Karait was about to bite Teddy.
As a house mongoose, it is Rikki-tikki's job to protect the household and garden from snakes. While he focuses most of his time on the bigger snakes, such as the pair of cobras, there are also smaller snakes around. Even a small snake can be dangerous.
But just as Teddy was stooping, something flinched a little in the dust, and a tiny voice said: "Be careful. I am death!'' It was Karait, the dusty brown snakeling that lies for choice on the dusty earth; and his bite is as dangerous as the cobra's.
As we are reminded, snakes like Karait can actually be more dangerous because they are not as easy to see. Nobody knows they are there, nobody looks out for them, and they can strike without warning. Rikki-tikki is much more alert, however, and he swoops in to the rescue.

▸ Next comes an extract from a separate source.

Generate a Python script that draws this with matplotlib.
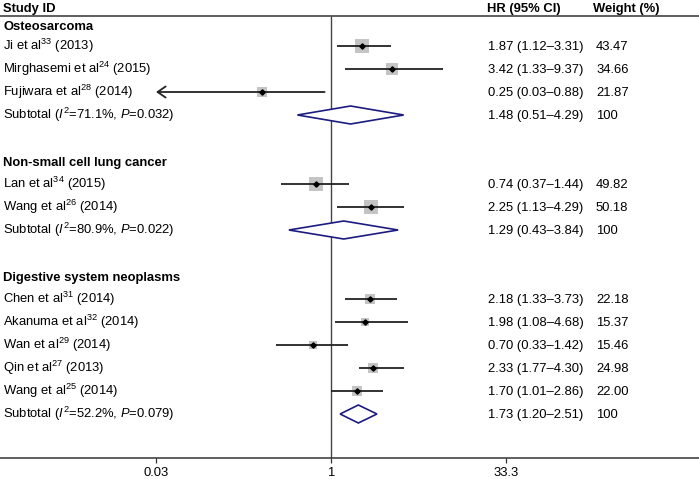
import numpy as np
import matplotlib
matplotlib.use('Agg')
import matplotlib.pyplot as plt

plt.rcParams['font.family'] = 'Liberation Sans'
plt.rcParams['mathtext.fontset'] = 'custom'
plt.rcParams['mathtext.rm'] = 'Liberation Sans'
plt.rcParams['mathtext.it'] = 'Liberation Sans:italic'
plt.rcParams['mathtext.bf'] = 'Liberation Sans:bold'

# data
groups = ['Osteosarcoma', 'Non-small cell lung cancer', 'Digestive system neoplasms']
group_sizes = [3, 2, 5]
studies = ['Ji et al$^{33}$ (2013)', 'Mirghasemi et al$^{24}$ (2015)', 'Fujiwara et al$^{28}$ (2014)',
           'Lan et al$^{34}$ (2015)', 'Wang et al$^{26}$ (2014)',
           'Chen et al$^{31}$ (2014)', 'Akanuma et al$^{32}$ (2014)', 'Wan et al$^{29}$ (2014)',
           'Qin et al$^{27}$ (2013)', 'Wang et al$^{25}$ (2014)']
hr = [1.87, 3.42, 0.25, 0.74, 2.25, 2.18, 1.98, 0.70, 2.33, 1.70]
ci_lo = [1.12, 1.33, 0.03, 0.37, 1.13, 1.33, 1.08, 0.33, 1.77, 1.01]
ci_hi = [3.31, 9.37, 0.88, 1.44, 4.29, 3.73, 4.68, 1.42, 4.30, 2.86]
weights = [43.47, 34.66, 21.87, 49.82, 50.18, 22.18, 15.37, 15.46, 24.98, 22.00]
sub_labels = ['Subtotal ($I^2$=71.1%, $P$=0.032)',
              'Subtotal ($I^2$=80.9%, $P$=0.022)',
              'Subtotal ($I^2$=52.2%, $P$=0.079)']
sub_hr = [1.48, 1.29, 1.73]
sub_lo = [0.51, 0.43, 1.20]
sub_hi = [4.29, 3.84, 2.51]
ticks = [0.03, 1, 33.3]
tick_labels = ['0.03', '1', '33.3']

FS = 9.4
ROW = 23.0          # row spacing in pixel units
X_ONE = 331.0       # pixel position of HR = 1
PX_DEC = 114.9      # pixels per decade
X_HR = 488 / 699
X_W = 596 / 699
X_ID = 3 / 699
LINE = '#222222'
NAVY = '#1c1c80'

fig = plt.figure(figsize=(6.99, 4.79), dpi=100)
ax = fig.add_axes([0, 21 / 479, 1, 458 / 479])
ax.set_xscale('log')
ax.set_xlim(10 ** (-X_ONE / PX_DEC), 10 ** ((699 - X_ONE) / PX_DEC))
ax.set_ylim(458, 0)
trans = ax.get_yaxis_transform()  # x in axes fraction, y in data


def put(x, y, s, bold=False):
    ax.text(x, y + 4.4, s, transform=trans, fontsize=FS, va='baseline', ha='left',
            fontweight='bold' if bold else 'normal', color='black')


# header
put(X_ID, 7.5, 'Study ID', bold=True)
put(X_HR - 1 / 699, 7.5, 'HR (95% CI)', bold=True)
put(X_W - 3 / 699, 7.5, 'Weight (%)', bold=True)
ax.axhline(16, color='#333333', lw=1.1)
ax.vlines(1, 16, 458, color='#444444', lw=1.0, zorder=1)

row = 1
k = 0
for g, name in enumerate(groups):
    # first heading sits a little lower under the header rule
    put(X_ID, row * ROW + (3 if g == 0 else 1), name, bold=True)
    row += 1
    for _ in range(group_sizes[g]):
        y = row * ROW
        put(X_ID, y, studies[k])
        put(X_HR, y, f'{hr[k]:.2f} ({ci_lo[k]:.2f}\u2013{ci_hi[k]:.2f})')
        put(X_W, y, f'{weights[k]:.2f}')
        ax.scatter([hr[k]], [y], s=2.1 * weights[k], marker='s', color='#c4c4c4',
                   linewidths=0, zorder=2)
        if k == 2:
            ax.annotate('', xy=(ci_lo[k], y), xytext=(ci_hi[k], y),
                        arrowprops=dict(arrowstyle='->,head_length=0.58,head_width=0.4',
                                        lw=1.3, color=LINE, shrinkA=0, shrinkB=0,
                                        mutation_scale=10), zorder=3)
        else:
            ax.plot([ci_lo[k], ci_hi[k]], [y, y], color=LINE, lw=1.3, zorder=3,
                    solid_capstyle='butt')
        ax.plot([hr[k]], [y], marker='D', ms=2.7, color='black', zorder=4)
        row += 1
        k += 1
    y = row * ROW
    put(X_ID, y, sub_labels[g])
    put(X_HR, y, f'{sub_hr[g]:.2f} ({sub_lo[g]:.2f}\u2013{sub_hi[g]:.2f})')
    put(X_W, y, '100')
    ax.fill([sub_lo[g], sub_hr[g], sub_hi[g], sub_hr[g]], [y, y - 9, y, y + 9],
            facecolor='white', edgecolor=NAVY, lw=1.2, zorder=3)
    row += 2

for side in ['top', 'left', 'right']:
    ax.spines[side].set_visible(False)
ax.spines['bottom'].set_color('#333333')
ax.spines['bottom'].set_linewidth(1.1)
ax.set_yticks([])
ax.set_xticks(ticks)
ax.set_xticklabels(tick_labels)
ax.minorticks_off()
ax.tick_params(axis='x', direction='out', length=3.6, width=0.9, color='#333333',
               labelsize=FS, pad=3)

fig.savefig('out.png', dpi=100)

Teddy is not bitten, and he shouts that Rikki is killing a snake.
Rikki-tikki heard a scream from Teddy's mother. His father ran out with a stick, but by the time he came up, Karait had lunged out once too far, and Rikki-tikki- had sprung, jumped on the snake's back, dropped his head far between his fore-legs, bitten as high up the back as he could get hold, and rolled away.
The man tries to kill Karait with the stick, but Rikki finds that amusing. There is no point, because Rikki paralyzed Karait by biting him, but he did not eat him. He was worried that eating the snake would slow him down, because “a full meal makes a slow mongoose” and the cobras are still on the loose.
Taking his job very seriously, Rikki kills first Nag and then Nagaina. After the cobras are dead, the garden is safe for the people and animals. Rikki continues patrolling, intending to keep it that way.